Electric power transmission is the bulk movement of electrical energy from a generating site, such as a power plant, to an electrical substation via high-voltage transmission lines. Distribution refers to the local wiring between substations and end customers, which operates at lower voltages; the two functions are distinct in the power industry, though they together form the electrical grid.
Why is electricity transmitted at high voltage over long distances?
Transmitting at high voltage reduces current, and because energy losses are proportional to the square of the current (Joule's first law), higher voltage dramatically cuts losses. For example, a 100-mile span at 765 kV carrying 1,000 MW loses 0.5%-1.1% of power, while the same load on a 345 kV line loses 4.2%.
When was the first long-distance AC power transmission line built?
The first long-distance AC transmission line was 34 km long, built for the 1884 International Exhibition of Electricity in Turin, Italy. It was powered by a 2 kV, 130 Hz Siemens and Halske alternator and used several Gaulard transformers to feed incandescent lamps.
What is HVDC transmission and where is it used?
High-voltage direct current (HVDC) is used to transmit large amounts of power over very long distances or to connect electricity grids that are not synchronized with each other. It is also used in submarine power cables, where AC is impractical due to cable capacitance; the longest operational submarine HVDC link is Viking Link between the UK and Denmark at 765 km, as of the 29th of December 2023.
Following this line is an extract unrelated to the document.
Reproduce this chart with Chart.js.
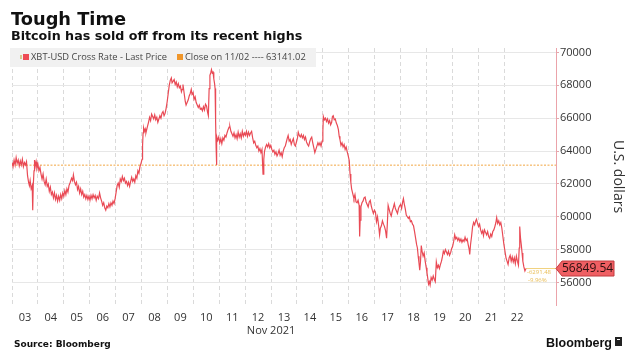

What are the major US electric power blackouts caused by transmission failures?
The US Northeast experienced major blackouts in 1965, 1977, and 2003. Major blackouts also struck other US regions in 1996 and 2011. These events can result from cascading failures when demand exceeds supply and automatic disconnections propagate across the network.
What is reconductoring and why is it used in power transmission?
Reconductoring is the replacement of existing transmission lines with higher-capacity conductors on the same towers. Replacing a steel core with composite materials such as carbon fiber allows lines to operate at higher temperatures with less sag, potentially doubling capacity. A 2024 report found the United States behind countries like Belgium and the Netherlands in adoption of the technique.